Mother’s Day: Here It Is Again

Mother’s Day used to hurt my heart.

Over three years and two kids later … it still kinda does.

Mother’s Day hurts my heart because I remember. I remember how it felt to wake up on that dreadful morning, knowing I needed to paste on a smile and go to church. I would try to view it as a day to honor my own mom, and grandma, and mother-in-law, but deep down, it just flat out hurt.

It still kinda hurts because, as God is a God who works all things for good and continues to place women in my life who are battling the often all-too-silent battle of infertility, I am connected with a handful of women right now who desperately desire to be mothers and for whatever variety of circumstances, are not yet.

better

Keep on hoping, future mothers

It hurts, to see mothers become mothers when they didn’t plan to be, when you’ve been trying and praying and hoping and wishing for months or years.

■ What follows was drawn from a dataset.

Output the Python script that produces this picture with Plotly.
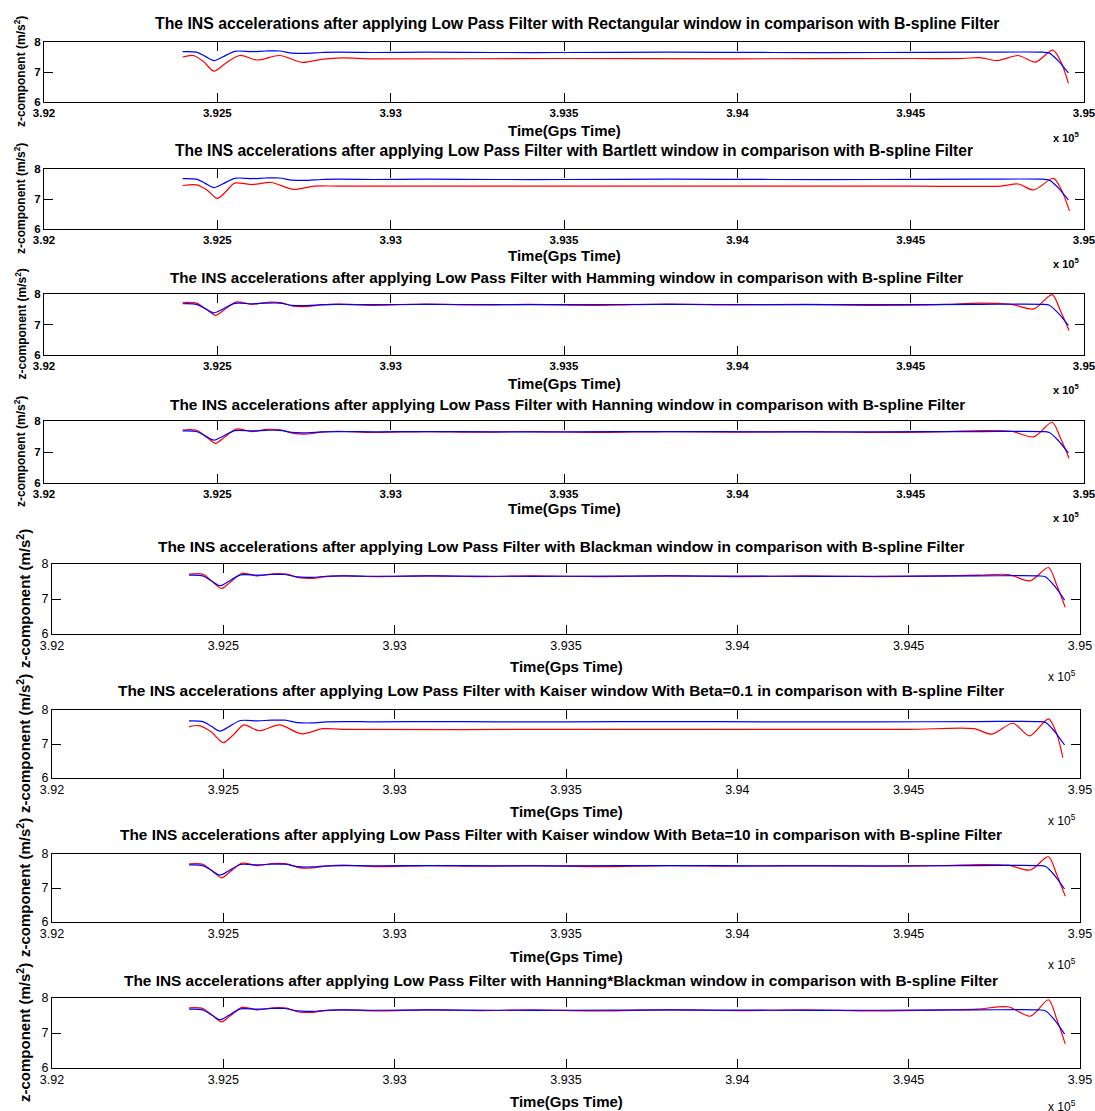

It hurts, to hear mothers complain about their children when you so desperately wish you could have the honor of wiping noses, folding onesies, and discovering Cheerios in your laptop bag.

It hurts, to hear the well-intentioned but never-enough words of friends who just want to make your pain go away … but can’t.

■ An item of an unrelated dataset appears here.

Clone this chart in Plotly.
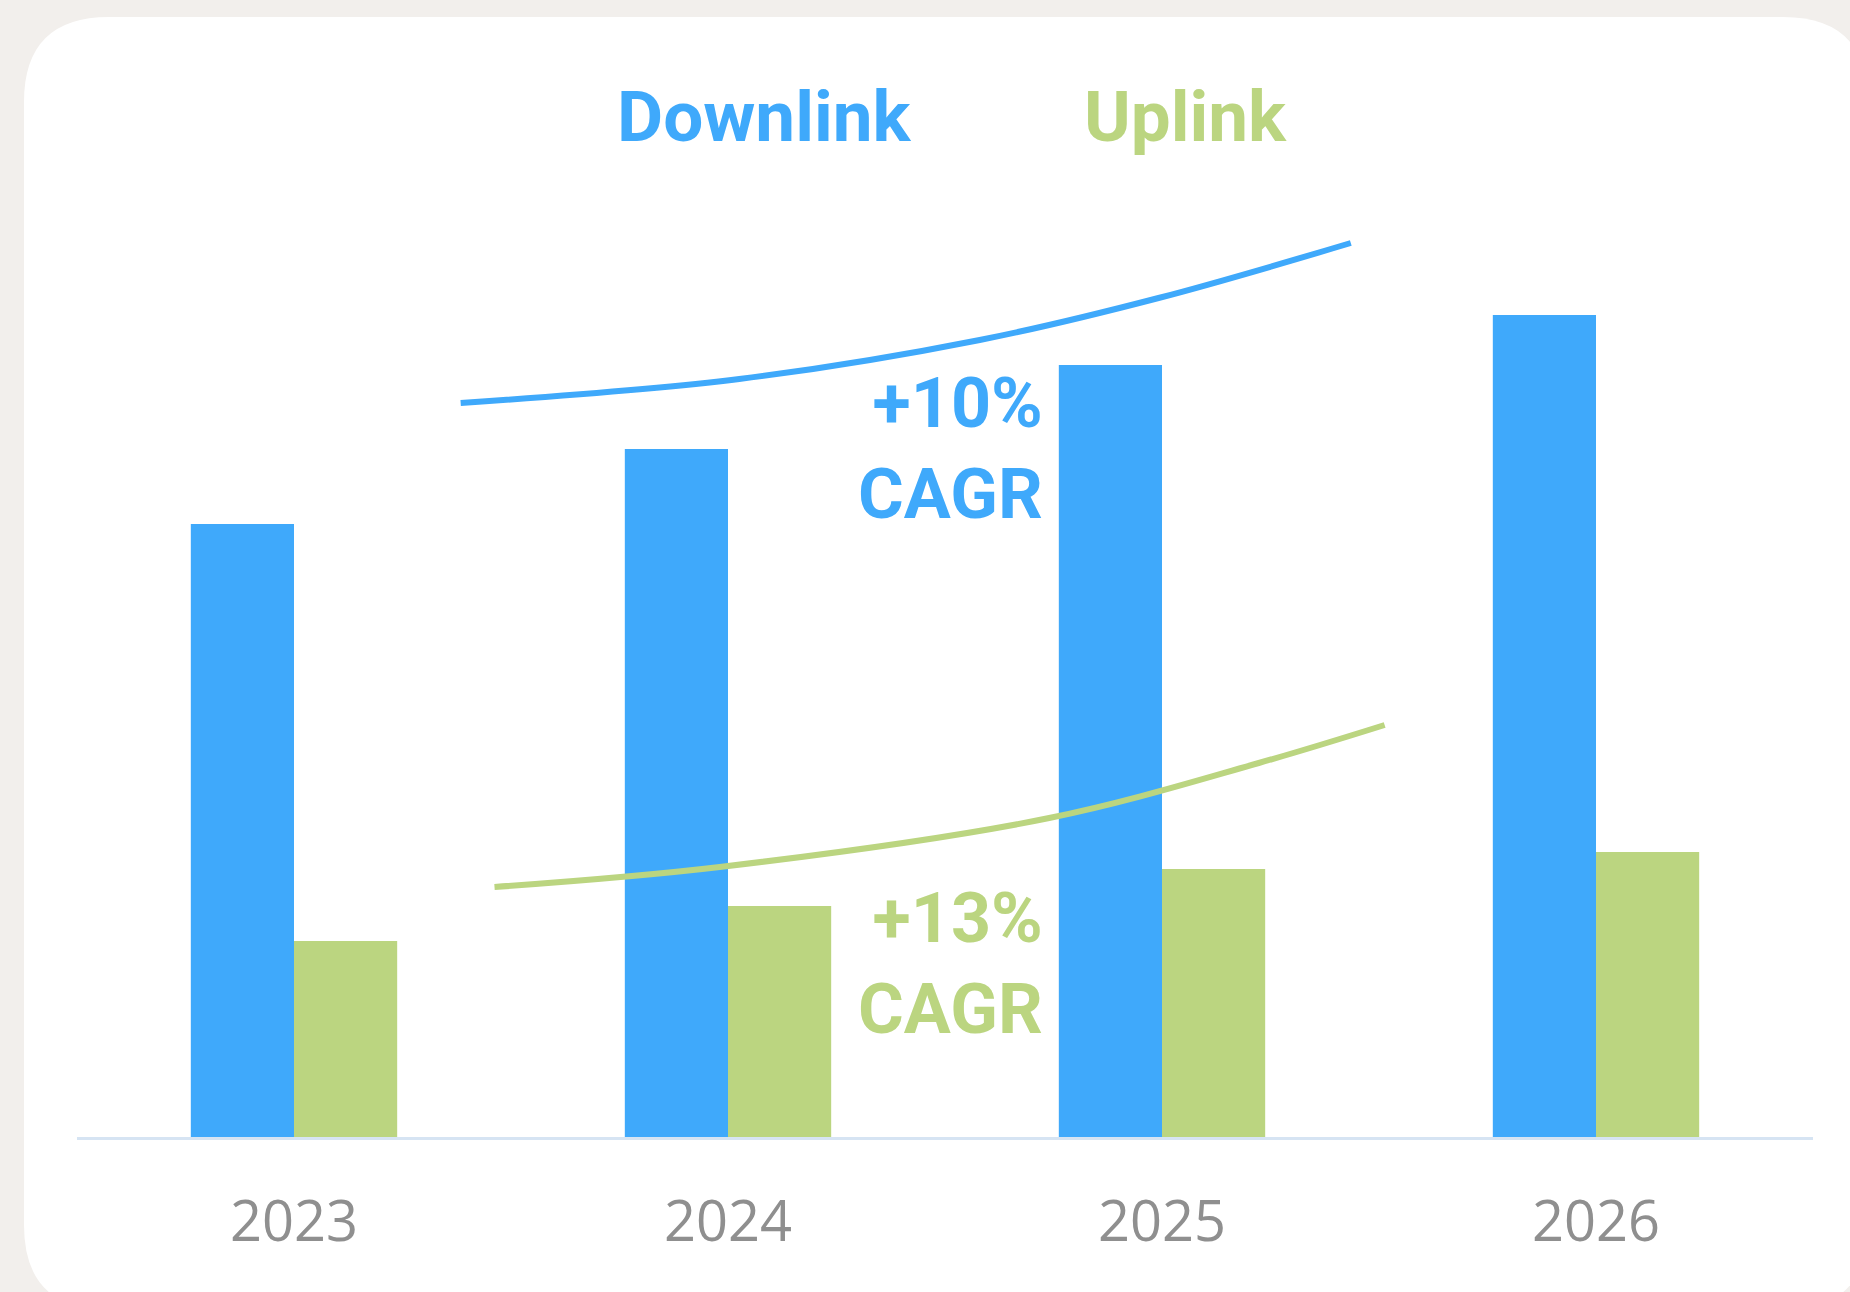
import plotly.graph_objects as go

# ---- data ----
years = ["2023", "2024", "2025", "2026"]
year_pos = [0, 1, 2, 3]
downlink = [61.3, 68.8, 77.2, 82.2]
uplink = [19.6, 23.1, 26.8, 28.5]

# decorative trend curves
dl_trend_x = [0.384, 1.026, 1.580, 1.992, 2.435]
dl_trend_y = [73.4, 75.8, 79.7, 83.9, 89.4]
ul_trend_x = [0.462, 0.981, 1.740, 2.223, 2.513]
ul_trend_y = [25.0, 27.0, 31.9, 37.4, 41.2]

BLUE = "#3FA9FB"
GREEN = "#BBD580"
GRAY = "#8F8F8F"
BG = "#F2EFEC"
FONT = "Open Sans"
HFONT = "Roboto"

W, H = 1850, 1292
ML, MR, MT, MB = 77, 37, 137, 155
PW, PH = W - ML - MR, H - MT - MB


def px2paper(x, y):
    return (x - ML) / PW, (H - MB - y) / PH


# rounded card path in paper coords
cx0, cy0, cx1, cy1, rad = 24, 17, 1868, 1310, 85
rx, ry = rad / PW, rad / PH
X0, Y0 = px2paper(cx0, cy0)
X1, Y1 = px2paper(cx1, cy1)
card_path = (
    f"M {X0+rx},{Y0} L {X1-rx},{Y0} Q {X1},{Y0} {X1},{Y0-ry} "
    f"L {X1},{Y1+ry} Q {X1},{Y1} {X1-rx},{Y1} "
    f"L {X0+rx},{Y1} Q {X0},{Y1} {X0},{Y1+ry} "
    f"L {X0},{Y0-ry} Q {X0},{Y0} {X0+rx},{Y0} Z"
)

fig = go.Figure()
fig.add_trace(go.Bar(x=year_pos, y=downlink, name="Downlink", marker_color=BLUE, marker_line_width=0))
fig.add_trace(go.Bar(x=year_pos, y=uplink, name="Uplink", marker_color=GREEN, marker_line_width=0))
fig.add_trace(go.Scatter(x=dl_trend_x, y=dl_trend_y, mode="lines",
                         line=dict(color=BLUE, width=6, shape="spline", smoothing=1.0), hoverinfo="skip"))
fig.add_trace(go.Scatter(x=ul_trend_x, y=ul_trend_y, mode="lines",
                         line=dict(color=GREEN, width=6, shape="spline", smoothing=1.0), hoverinfo="skip"))

fig.update_layout(
    width=W, height=H,
    margin=dict(l=ML, r=MR, t=MT, b=MB, pad=0),
    paper_bgcolor=BG, plot_bgcolor="rgba(0,0,0,0)",
    barmode="group", bargap=0.5245, bargroupgap=0,
    showlegend=False,
    font=dict(family=FONT),
    shapes=[dict(type="path", path=card_path, xref="paper", yref="paper",
                 fillcolor="white", line=dict(width=0), layer="below")],
    xaxis=dict(range=[-0.5, 3.5], tickvals=year_pos, ticktext=years,
               showgrid=False, zeroline=False, showline=True, linecolor="#D6E4F3", linewidth=3,
               ticks="", ticklabelstandoff=34,
               tickfont=dict(size=56, color=GRAY, family=FONT)),
    yaxis=dict(range=[0, 100], visible=False, showgrid=False, zeroline=False),
)

# header labels
hdr_y = (H - MB - 116.5) / PH
fig.add_annotation(x=1.084, y=hdr_y, xref="x", yref="paper", text="<b>Downlink</b>",
                   showarrow=False, xanchor="center", yanchor="middle",
                   font=dict(size=71, color=BLUE, family=HFONT))
fig.add_annotation(x=2.053, y=hdr_y, xref="x", yref="paper", text="<b>Uplink</b>",
                   showarrow=False, xanchor="center", yanchor="middle",
                   font=dict(size=71, color=GREEN, family=HFONT))

# CAGR labels
fig.add_annotation(x=1.7315, y=68.9, xref="x", yref="y", text="<b>+10%<br>CAGR</b>",
                   showarrow=False, xanchor="right", yanchor="middle", align="right",
                   font=dict(size=70, color=BLUE, family=HFONT))
fig.add_annotation(x=1.7315, y=17.4, xref="x", yref="y", text="<b>+13%<br>CAGR</b>",
                   showarrow=False, xanchor="right", yanchor="middle", align="right",
                   font=dict(size=70, color=GREEN, family=HFONT))

fig.write_html("out.html", config={"displayModeBar": False},
               post_script="document.body.style.margin='0';document.body.style.background='%s';" % BG)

It hurts. Sadly, Mother’s Day hurts. And while I am now blessed beyond belief to be the mother to two beautiful, gorgeous, runny-nosed, Cheerio eating, onesie staining little goofs, I promise I will never forget. I will never forget how much Mother’s Day can and does hurt.

So to those of you future mothers who dread Sunday morning, be at peace. It’s okay to hurt, and it’s okay to dislike Mother’s Day. Don’t let the guilt over power you; don’t let others tell you to get over it. Take it from someone who has been there … it’s okay. Rest in the hope of the Lord–and look forward to Monday.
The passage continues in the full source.